Karate: The Art of Empty Hand Fighting
The word "karate" means "empty hand" and refers to the total absence of weapons. Karate also has a quasireligious aspect that emphasizes high moral purpose and restraint, as expressed in the motto "We who can kill must know when our cause is righteous".
Karate is a form of unarmed combat closely related to judo and jujitsu.
Karate mainly employs striking techniques, judo uses body-throwing techniques, and jujitsu uses the most violent features of both karate and judo.
Basically a deadly skill rather than a true sport, karate has since been presented in exhibition forms, which display the less violent and fatal forms of defense and attack by controlled blows. In competition, vital attack areas are limited to areas above the waist.
Karate involves the use of the hands, elbows, knees, and feet to strike an opponent at various vulnerable points of the body. These main points are the top and front of the skull, nasal bone, larynx, solar plexus, groin, spinal column, and kidneys. A well-directed blow can be fatal. Exponents of karate believe that the bare hand is the most potent of all weapons, and karate experts are able to shatter bricks and boards with a single blow. Students toughen their hands and feet by striking them against straw-colored posts and by driving them into sand, gravel, and similar substances. Karate practice also includes deep breathing exercises, blocking, chopping blows with the hands, and kicking.

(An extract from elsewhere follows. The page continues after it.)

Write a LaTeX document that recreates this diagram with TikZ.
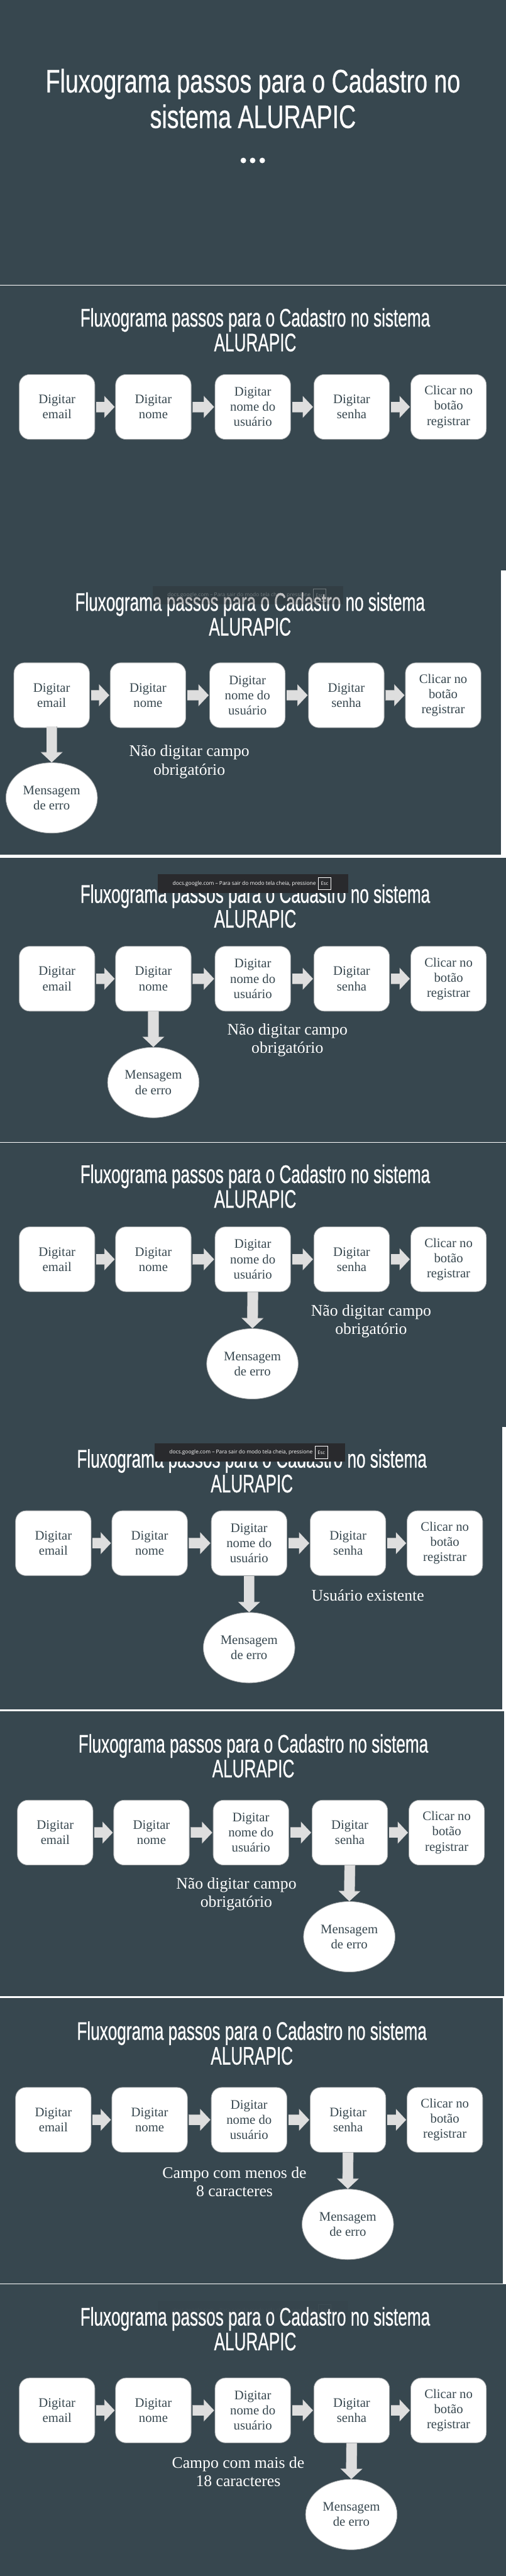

Karate recognizes five classes of achievement, which are distinguished by belts of different colors worn around the gi, or the traditional pajama-like costume. A white belt signifies a beginner. After he has faced one opponent, a student may wear a green belt; after two opponents, a purple belt; and after five, a brown belt. A black belt, the highest class, signifies a master of the art.
Some of the terms peculiar to karate are shuto, a chopping blow with the side of the open hand; nukite, a straight jab with stiff, extended fingers; haraken, a hammer-like blow with the fist; seiken, a corkscrew punch delivered with a stiff arm; kyu, a student; dan, a teacher; and dojo, an exercise hall.
The bloodcurdling yell delivered just before striking is intended to give added courage to the attacker, to throw his opponent off guard, and to give maximum force to his blow.
The art and science of karate are more than 5,000 years old. Unarmed peasants and priests of the ancient Orient originated karate to defend themselves against armed bandits and warriors. It became highly developed on the island of Okinawa in the early 1600's after a government decree had forbidden the carrying of weapons by the lower classes. It spread to Japan after Japan had conquered Okinawa in 1875. Many of the skilled exponents of karate today are Japanese. After World War II, karate was introduced into the United States by military personnel returning from occupation duty in Japan. Policemen and soldiers, narcotics and treasury officers, and other people in law enforcement are often trained in karate as a mode of self-defense. Many persons also train in karate as a form of recreation and for self-improvement.